Monday, November 5, 2007

Two Cool Books


Today's Publishers Weekly reviews the newly released children's book, The Cat: Or How I Lost Eternity by Jutta Richter (Milkweed, October 2007). The protagonist is a lonely little girl who finds companionship from a talking white cat. However, the story begins to devolve into something darker as the cat begins to display somewhat sinister sentiments, which conflict with the protagonist's sense of morality and compassion. PW points to Richter's "uncanny gift for illuminating the weight of small actions" as one of the books successes. The back cover features praise from Joyce Carol Oates: "Untimely in the way of a Grimm fairytale recast by Franz Kafka, The Cat is quite unlike the other work of fabulist fiction that I have read." This is one of those children's stories that speaks to issues children face in their own lives, but carries the kind of weight that adult readers can appreciate.

The illustrations by Rotraut Susanne Berner reflect otherworldliness of the story, and Anna Brailovsky's translation from the German preserves the author's sparse and sincere tone. As a whole package, this story is intriguing and triggers meditation on the actions one takes in his or her own life and the consequences of those actions for other people.

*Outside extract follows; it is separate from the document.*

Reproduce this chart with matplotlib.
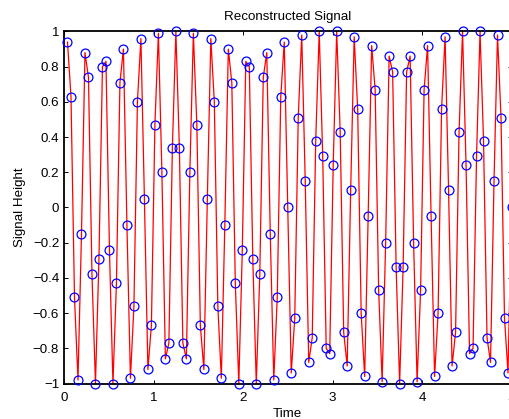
import numpy as np
import matplotlib
matplotlib.use("Agg")
import matplotlib.pyplot as plt

# ---- data ----
dt = 5 / 128                      # sampling interval (s)
n_samples = 128
signal = [0.94, 0.63, -0.51, -0.98, -0.15, 0.88, 0.74, -0.38, -1.00, -0.29,
          0.80, 0.83, -0.24, -1.00, -0.43, 0.71, 0.90, -0.10, -0.97, -0.56,
          0.60, 0.96, 0.05, -0.92, -0.67, 0.47, 0.99, 0.20, -0.86, -0.77,
          0.34, 1.00, 0.34, -0.77, -0.86, 0.20, 0.99, 0.47, -0.67, -0.92,
          0.05, 0.96, 0.60, -0.56, -0.97, -0.10, 0.90, 0.71, -0.43, -1.00,
          -0.24, 0.83, 0.80, -0.29, -1.00, -0.38, 0.74, 0.88, -0.15, -0.98,
          -0.51, 0.63, 0.94, 0.00, -0.94, -0.63, 0.51, 0.98, 0.15, -0.88,
          -0.74, 0.38, 1.00, 0.29, -0.80, -0.83, 0.24, 1.00, 0.43, -0.71,
          -0.90, 0.10, 0.97, 0.56, -0.60, -0.96, -0.05, 0.92, 0.67, -0.47,
          -0.99, -0.20, 0.86, 0.77, -0.34, -1.00, -0.34, 0.77, 0.86, -0.20,
          -0.99, -0.47, 0.67, 0.92, -0.05, -0.96, -0.60, 0.56, 0.97, 0.10,
          -0.90, -0.71, 0.43, 1.00, 0.24, -0.83, -0.80, 0.29, 1.00, 0.38,
          -0.74, -0.88, 0.15, 0.98, 0.51, -0.63, -0.94, 0.00]
time = np.arange(1, n_samples + 1) * dt

xticks = [0, 1, 2, 3, 4, 5]
xticklabels = ["0", "1", "2", "3", "4", "5"]
yticks = [-1, -0.8, -0.6, -0.4, -0.2, 0, 0.2, 0.4, 0.6, 0.8, 1]
yticklabels = ["\u22121", "\u22120.8", "\u22120.6", "\u22120.4", "\u22120.2", "0",
               "0.2", "0.4", "0.6", "0.8", "1"]

title = "Reconstructed Signal"
xlabel = "Time"
ylabel = "Signal Height"

# ---- plot ----
plt.rcParams['font.family'] = ['Liberation Sans', 'DejaVu Sans']
fs = 9.6

fig = plt.figure(figsize=(5.09, 4.19), dpi=100)
ax = fig.add_axes([64/509, 35.5/419, 447.5/509, 352/419])
ax.plot(time, signal, '-', color=(1, 0, 0), lw=0.9, zorder=2)
ax.plot(time, signal, 'o', mfc='none', mec=(0, 0, 1), ms=6.4, mew=0.9,
        zorder=3, clip_on=False)

ax.set_xlim(0, 5)
ax.set_ylim(-1, 1)
ax.set_xticks(xticks)
ax.set_xticklabels(xticklabels, fontsize=fs)
ax.set_yticks(yticks)
ax.set_yticklabels(yticklabels, fontsize=fs)
ax.tick_params(direction='in', length=3.2, width=0.7, top=True, right=True,
               colors='black')
ax.tick_params(axis='x', pad=6.3)
ax.tick_params(axis='y', pad=3.5)
for s in ax.spines.values():
    s.set_linewidth(1.3)
    s.set_color('black')

ax.set_title(title, fontsize=fs, pad=8.5)
ax.set_xlabel(xlabel, fontsize=fs, labelpad=2.5)
ax.set_ylabel(ylabel, fontsize=fs, labelpad=5)

fig.savefig("out.png", dpi=100)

The Complete Stories by David Malouf recently came out with Pantheon in July 2007 and is one of the PW Best Books of 2007. The only book by Malouf that I have read is Remembering Babylon, which I found on the used book shelf of my favorite hipster bookstore, Spoonbill & Sugartown. (On a side note, this bookstore is home to several awesome cats that sleep on the stacks of books. If you are experiencing pet withdrawal for any reason, this is a good place to remedy that.) Australian-born Malouf creates powerfully dynamic relationships between his characters, always with an undercurrent of violence and suspicion. Many of his works are set in harsh Australian landscapes. He explores the fringes of society, both literally and socially, and his works create forceful reading experiences.